An access to information request showed that a lone staffer in the Commission's Policy, Research, and International Division created the report, titled “Discussion Paper on Religious Intolerance,” Blacklock's Reporter reports.

The name of the author, who spent two years revising the paper, was not made public.

“The head of a government institution may refuse to disclose any record requested under this part that contains information the disclosure of which could reasonably be expected to threaten the safety of individuals," the reason for the withheld information proclaimed. 

“The paper is intended to be a public resource acknowledging this issue in Canada and giving a very high-level overview,” an internal memo read. The report was reviewed by a “network of stakeholders for advancing racial equality” and a “Decolonization and Anti-Racism Consultation Committee” prior to publication.

The report took aim at Christmas, calling it a discriminatory practice since it observed Jesus’ birth. “Discrimination against religious minorities in Canada is grounded in Canada’s history of colonialism,” it said. “This history manifests itself in present-day systemic religious discrimination. An obvious example is statutory holidays in Canada.”
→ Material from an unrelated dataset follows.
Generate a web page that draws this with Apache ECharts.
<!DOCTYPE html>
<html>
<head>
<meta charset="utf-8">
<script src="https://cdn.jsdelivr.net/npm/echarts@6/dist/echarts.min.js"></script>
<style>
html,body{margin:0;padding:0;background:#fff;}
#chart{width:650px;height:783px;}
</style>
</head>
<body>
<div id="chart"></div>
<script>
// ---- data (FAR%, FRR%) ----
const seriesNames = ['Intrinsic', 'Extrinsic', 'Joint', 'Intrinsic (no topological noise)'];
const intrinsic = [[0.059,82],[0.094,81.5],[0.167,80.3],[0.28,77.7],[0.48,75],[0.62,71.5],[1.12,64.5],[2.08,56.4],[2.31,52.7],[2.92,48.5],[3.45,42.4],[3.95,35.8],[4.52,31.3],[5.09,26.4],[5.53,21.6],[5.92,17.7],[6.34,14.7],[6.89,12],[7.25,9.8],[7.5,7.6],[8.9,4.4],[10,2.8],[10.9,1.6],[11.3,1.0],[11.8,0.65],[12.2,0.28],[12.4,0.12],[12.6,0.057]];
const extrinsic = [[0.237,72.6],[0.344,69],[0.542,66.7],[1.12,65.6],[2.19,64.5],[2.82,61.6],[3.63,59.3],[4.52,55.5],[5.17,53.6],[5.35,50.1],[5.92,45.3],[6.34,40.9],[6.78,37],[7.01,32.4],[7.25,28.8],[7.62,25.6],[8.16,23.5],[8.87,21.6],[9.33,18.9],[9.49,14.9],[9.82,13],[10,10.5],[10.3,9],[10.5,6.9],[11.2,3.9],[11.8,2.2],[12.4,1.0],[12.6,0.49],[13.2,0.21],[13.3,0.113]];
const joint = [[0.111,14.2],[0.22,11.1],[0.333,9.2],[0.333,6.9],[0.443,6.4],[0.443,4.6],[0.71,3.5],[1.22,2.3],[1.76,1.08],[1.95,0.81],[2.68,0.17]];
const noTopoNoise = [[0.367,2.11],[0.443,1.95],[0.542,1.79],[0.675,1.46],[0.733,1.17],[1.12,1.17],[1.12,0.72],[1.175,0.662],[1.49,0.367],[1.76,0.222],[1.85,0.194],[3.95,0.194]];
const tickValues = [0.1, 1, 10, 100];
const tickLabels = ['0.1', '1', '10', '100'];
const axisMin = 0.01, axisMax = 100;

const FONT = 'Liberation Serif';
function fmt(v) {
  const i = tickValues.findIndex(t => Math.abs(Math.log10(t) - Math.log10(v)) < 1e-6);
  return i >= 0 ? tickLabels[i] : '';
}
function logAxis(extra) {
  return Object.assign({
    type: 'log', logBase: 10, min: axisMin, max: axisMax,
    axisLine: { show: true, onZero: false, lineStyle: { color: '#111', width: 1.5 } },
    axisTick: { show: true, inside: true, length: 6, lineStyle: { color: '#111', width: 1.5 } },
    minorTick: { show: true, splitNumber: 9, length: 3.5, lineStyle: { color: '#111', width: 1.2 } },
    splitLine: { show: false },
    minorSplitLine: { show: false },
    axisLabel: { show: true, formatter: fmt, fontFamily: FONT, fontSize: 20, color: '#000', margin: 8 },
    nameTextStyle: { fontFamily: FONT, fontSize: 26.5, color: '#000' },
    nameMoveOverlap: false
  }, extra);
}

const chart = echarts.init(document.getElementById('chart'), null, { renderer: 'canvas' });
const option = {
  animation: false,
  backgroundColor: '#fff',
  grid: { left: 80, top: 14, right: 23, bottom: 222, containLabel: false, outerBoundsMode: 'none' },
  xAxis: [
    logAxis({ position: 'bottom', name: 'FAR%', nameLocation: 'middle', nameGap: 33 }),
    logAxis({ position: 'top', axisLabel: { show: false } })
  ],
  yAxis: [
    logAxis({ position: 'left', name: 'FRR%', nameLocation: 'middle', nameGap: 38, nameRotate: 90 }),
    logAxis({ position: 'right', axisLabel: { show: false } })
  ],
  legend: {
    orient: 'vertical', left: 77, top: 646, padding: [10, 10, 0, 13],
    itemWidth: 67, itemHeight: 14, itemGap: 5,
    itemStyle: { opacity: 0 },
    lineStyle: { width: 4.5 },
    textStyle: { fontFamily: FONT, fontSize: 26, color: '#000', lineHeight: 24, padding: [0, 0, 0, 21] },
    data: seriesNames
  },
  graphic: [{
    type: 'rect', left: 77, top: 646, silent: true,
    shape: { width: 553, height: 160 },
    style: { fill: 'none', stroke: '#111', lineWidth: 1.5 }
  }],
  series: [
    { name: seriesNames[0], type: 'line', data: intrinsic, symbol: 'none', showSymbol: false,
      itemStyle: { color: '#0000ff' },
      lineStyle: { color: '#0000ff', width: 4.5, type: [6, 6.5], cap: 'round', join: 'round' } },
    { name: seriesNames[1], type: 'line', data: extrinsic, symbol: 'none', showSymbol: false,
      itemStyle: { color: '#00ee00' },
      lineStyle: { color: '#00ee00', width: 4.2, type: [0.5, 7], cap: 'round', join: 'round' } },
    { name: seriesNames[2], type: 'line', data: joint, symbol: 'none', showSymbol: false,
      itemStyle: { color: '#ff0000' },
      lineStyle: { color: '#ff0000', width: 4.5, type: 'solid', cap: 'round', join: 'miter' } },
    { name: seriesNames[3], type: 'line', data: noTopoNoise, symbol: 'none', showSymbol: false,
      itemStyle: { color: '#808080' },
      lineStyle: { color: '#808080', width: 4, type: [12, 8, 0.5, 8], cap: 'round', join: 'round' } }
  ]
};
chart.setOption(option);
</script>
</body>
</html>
“Statutory holidays related to Christianity, including Christmas and Easter, are the only Canadian statutory holidays linked to religious holy days,” it continued. “As a result, non-Christians may need to request special accommodation to observe their holy days.”

The paper was met with praise from within the department but was criticized and condemned by elected officials.

“Great job!” wrote Tabatha Tranquilla, director of policy. “Super clear and informative!” another executive wrote.

“Congrats to all for getting these important materials into final form!” wrote Human Rights Commissioner Charlotte-Anne Malischewski.

In the House of Commons, however, a motion led by the Bloc Quebecois passed unanimously condemning the paper. The motion asked Parliament to denounce the Canadian Human Rights Commission's comments and “any attempt at polarization” over Christmas.